● **OBJECTIVE**
Copy the data exactly; pictures stay out of the copy.

***

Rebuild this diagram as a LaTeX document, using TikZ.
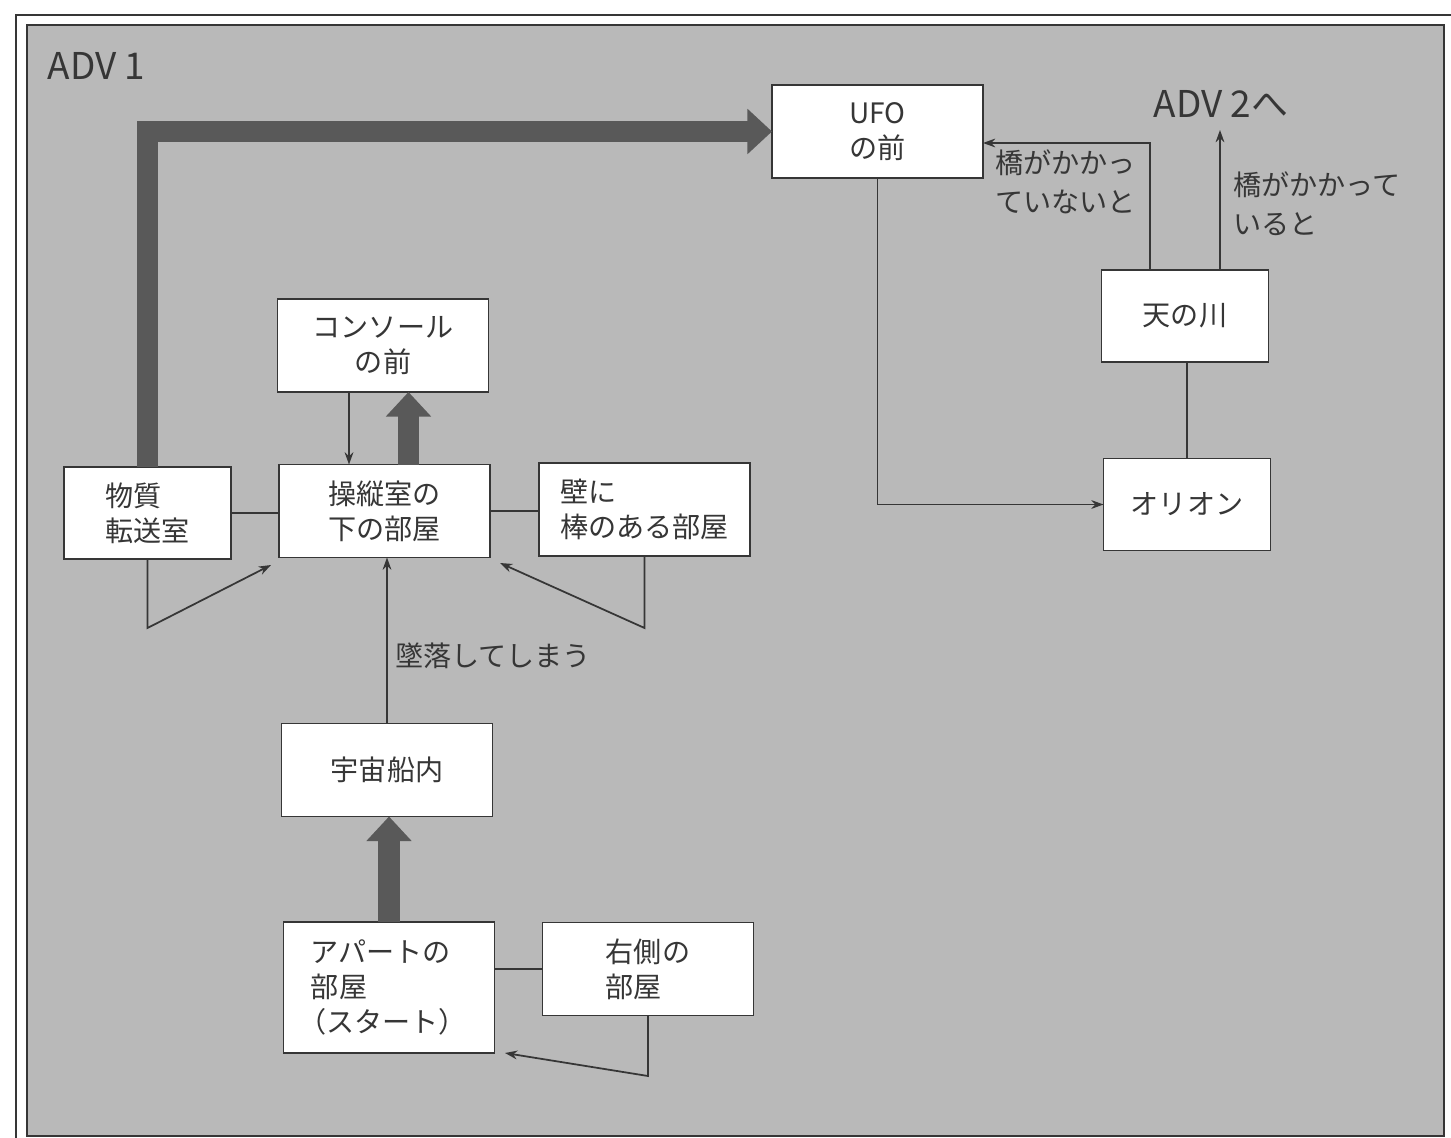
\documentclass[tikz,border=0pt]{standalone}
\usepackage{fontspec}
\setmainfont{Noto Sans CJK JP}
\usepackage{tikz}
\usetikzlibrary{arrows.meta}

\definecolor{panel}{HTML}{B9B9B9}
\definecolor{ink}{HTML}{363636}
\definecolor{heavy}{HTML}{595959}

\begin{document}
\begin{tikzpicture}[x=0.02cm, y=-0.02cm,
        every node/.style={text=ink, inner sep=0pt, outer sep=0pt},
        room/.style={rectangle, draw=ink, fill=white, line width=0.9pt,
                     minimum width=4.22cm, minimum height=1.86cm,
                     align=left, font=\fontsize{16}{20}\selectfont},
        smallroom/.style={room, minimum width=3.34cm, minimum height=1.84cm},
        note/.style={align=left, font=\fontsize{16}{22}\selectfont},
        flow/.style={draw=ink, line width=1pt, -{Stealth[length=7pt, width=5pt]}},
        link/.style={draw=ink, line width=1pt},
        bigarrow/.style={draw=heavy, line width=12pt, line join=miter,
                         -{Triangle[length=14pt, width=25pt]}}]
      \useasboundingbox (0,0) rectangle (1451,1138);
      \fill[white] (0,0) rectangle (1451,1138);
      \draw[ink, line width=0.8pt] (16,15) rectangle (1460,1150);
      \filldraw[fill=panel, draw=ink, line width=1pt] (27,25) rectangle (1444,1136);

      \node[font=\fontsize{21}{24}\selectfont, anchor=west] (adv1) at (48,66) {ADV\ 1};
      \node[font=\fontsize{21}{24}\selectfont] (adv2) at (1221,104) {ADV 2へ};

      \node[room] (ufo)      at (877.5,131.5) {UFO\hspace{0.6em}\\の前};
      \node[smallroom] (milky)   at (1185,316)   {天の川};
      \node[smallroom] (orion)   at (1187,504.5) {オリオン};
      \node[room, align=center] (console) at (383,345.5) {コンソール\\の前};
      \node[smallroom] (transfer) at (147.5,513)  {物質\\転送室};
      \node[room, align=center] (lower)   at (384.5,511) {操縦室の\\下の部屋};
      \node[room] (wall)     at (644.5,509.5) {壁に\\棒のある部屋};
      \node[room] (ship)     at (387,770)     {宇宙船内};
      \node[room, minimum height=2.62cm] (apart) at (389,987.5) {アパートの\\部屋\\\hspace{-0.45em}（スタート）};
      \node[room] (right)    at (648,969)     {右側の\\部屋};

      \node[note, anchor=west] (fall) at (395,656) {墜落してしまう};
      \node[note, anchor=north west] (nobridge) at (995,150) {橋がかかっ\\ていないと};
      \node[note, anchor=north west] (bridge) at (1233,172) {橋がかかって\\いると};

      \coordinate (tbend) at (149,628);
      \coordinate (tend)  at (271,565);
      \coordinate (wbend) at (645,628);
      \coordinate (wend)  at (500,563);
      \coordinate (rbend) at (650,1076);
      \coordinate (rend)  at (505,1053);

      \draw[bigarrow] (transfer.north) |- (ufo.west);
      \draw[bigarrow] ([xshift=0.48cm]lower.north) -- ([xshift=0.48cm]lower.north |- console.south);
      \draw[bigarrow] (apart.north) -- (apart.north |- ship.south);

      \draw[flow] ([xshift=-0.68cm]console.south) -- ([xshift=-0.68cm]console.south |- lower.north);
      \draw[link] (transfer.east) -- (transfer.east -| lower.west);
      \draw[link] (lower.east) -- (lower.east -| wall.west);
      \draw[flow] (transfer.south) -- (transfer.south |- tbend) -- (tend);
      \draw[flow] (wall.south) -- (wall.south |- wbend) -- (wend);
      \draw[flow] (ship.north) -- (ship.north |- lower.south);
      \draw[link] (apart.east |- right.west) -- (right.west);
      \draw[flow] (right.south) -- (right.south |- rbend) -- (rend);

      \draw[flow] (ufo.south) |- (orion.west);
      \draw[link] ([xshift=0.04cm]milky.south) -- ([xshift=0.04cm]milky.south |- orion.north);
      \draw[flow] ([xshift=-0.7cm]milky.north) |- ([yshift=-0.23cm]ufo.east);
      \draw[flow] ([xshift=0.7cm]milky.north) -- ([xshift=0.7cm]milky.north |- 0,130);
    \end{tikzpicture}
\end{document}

***

● **ANSWER IN FULL**
Rebuild this diagram as a LaTeX document, using TikZ.
\documentclass[tikz,border=0pt]{standalone}
\usepackage{fontspec}
\setmainfont{Noto Sans CJK JP}
\usepackage{tikz}
\usetikzlibrary{arrows.meta}

\definecolor{panel}{HTML}{B9B9B9}
\definecolor{ink}{HTML}{363636}
\definecolor{heavy}{HTML}{595959}

\begin{document}
\begin{tikzpicture}[x=0.02cm, y=-0.02cm,
        every node/.style={text=ink, inner sep=0pt, outer sep=0pt},
        room/.style={rectangle, draw=ink, fill=white, line width=0.9pt,
                     minimum width=4.22cm, minimum height=1.86cm,
                     align=left, font=\fontsize{16}{20}\selectfont},
        smallroom/.style={room, minimum width=3.34cm, minimum height=1.84cm},
        note/.style={align=left, font=\fontsize{16}{22}\selectfont},
        flow/.style={draw=ink, line width=1pt, -{Stealth[length=7pt, width=5pt]}},
        link/.style={draw=ink, line width=1pt},
        bigarrow/.style={draw=heavy, line width=12pt, line join=miter,
                         -{Triangle[length=14pt, width=25pt]}}]
      \useasboundingbox (0,0) rectangle (1451,1138);
      \fill[white] (0,0) rectangle (1451,1138);
      \draw[ink, line width=0.8pt] (16,15) rectangle (1460,1150);
      \filldraw[fill=panel, draw=ink, line width=1pt] (27,25) rectangle (1444,1136);

      \node[font=\fontsize{21}{24}\selectfont, anchor=west] (adv1) at (48,66) {ADV\ 1};
      \node[font=\fontsize{21}{24}\selectfont] (adv2) at (1221,104) {ADV 2へ};

      \node[room] (ufo)      at (877.5,131.5) {UFO\hspace{0.6em}\\の前};
      \node[smallroom] (milky)   at (1185,316)   {天の川};
      \node[smallroom] (orion)   at (1187,504.5) {オリオン};
      \node[room, align=center] (console) at (383,345.5) {コンソール\\の前};
      \node[smallroom] (transfer) at (147.5,513)  {物質\\転送室};
      \node[room, align=center] (lower)   at (384.5,511) {操縦室の\\下の部屋};
      \node[room] (wall)     at (644.5,509.5) {壁に\\棒のある部屋};
      \node[room] (ship)     at (387,770)     {宇宙船内};
      \node[room, minimum height=2.62cm] (apart) at (389,987.5) {アパートの\\部屋\\\hspace{-0.45em}（スタート）};
      \node[room] (right)    at (648,969)     {右側の\\部屋};

      \node[note, anchor=west] (fall) at (395,656) {墜落してしまう};
      \node[note, anchor=north west] (nobridge) at (995,150) {橋がかかっ\\ていないと};
      \node[note, anchor=north west] (bridge) at (1233,172) {橋がかかって\\いると};

      \coordinate (tbend) at (149,628);
      \coordinate (tend)  at (271,565);
      \coordinate (wbend) at (645,628);
      \coordinate (wend)  at (500,563);
      \coordinate (rbend) at (650,1076);
      \coordinate (rend)  at (505,1053);

      \draw[bigarrow] (transfer.north) |- (ufo.west);
      \draw[bigarrow] ([xshift=0.48cm]lower.north) -- ([xshift=0.48cm]lower.north |- console.south);
      \draw[bigarrow] (apart.north) -- (apart.north |- ship.south);

      \draw[flow] ([xshift=-0.68cm]console.south) -- ([xshift=-0.68cm]console.south |- lower.north);
      \draw[link] (transfer.east) -- (transfer.east -| lower.west);
      \draw[link] (lower.east) -- (lower.east -| wall.west);
      \draw[flow] (transfer.south) -- (transfer.south |- tbend) -- (tend);
      \draw[flow] (wall.south) -- (wall.south |- wbend) -- (wend);
      \draw[flow] (ship.north) -- (ship.north |- lower.south);
      \draw[link] (apart.east |- right.west) -- (right.west);
      \draw[flow] (right.south) -- (right.south |- rbend) -- (rend);

      \draw[flow] (ufo.south) |- (orion.west);
      \draw[link] ([xshift=0.04cm]milky.south) -- ([xshift=0.04cm]milky.south |- orion.north);
      \draw[flow] ([xshift=-0.7cm]milky.north) |- ([yshift=-0.23cm]ufo.east);
      \draw[flow] ([xshift=0.7cm]milky.north) -- ([xshift=0.7cm]milky.north |- 0,130);
    \end{tikzpicture}
\end{document}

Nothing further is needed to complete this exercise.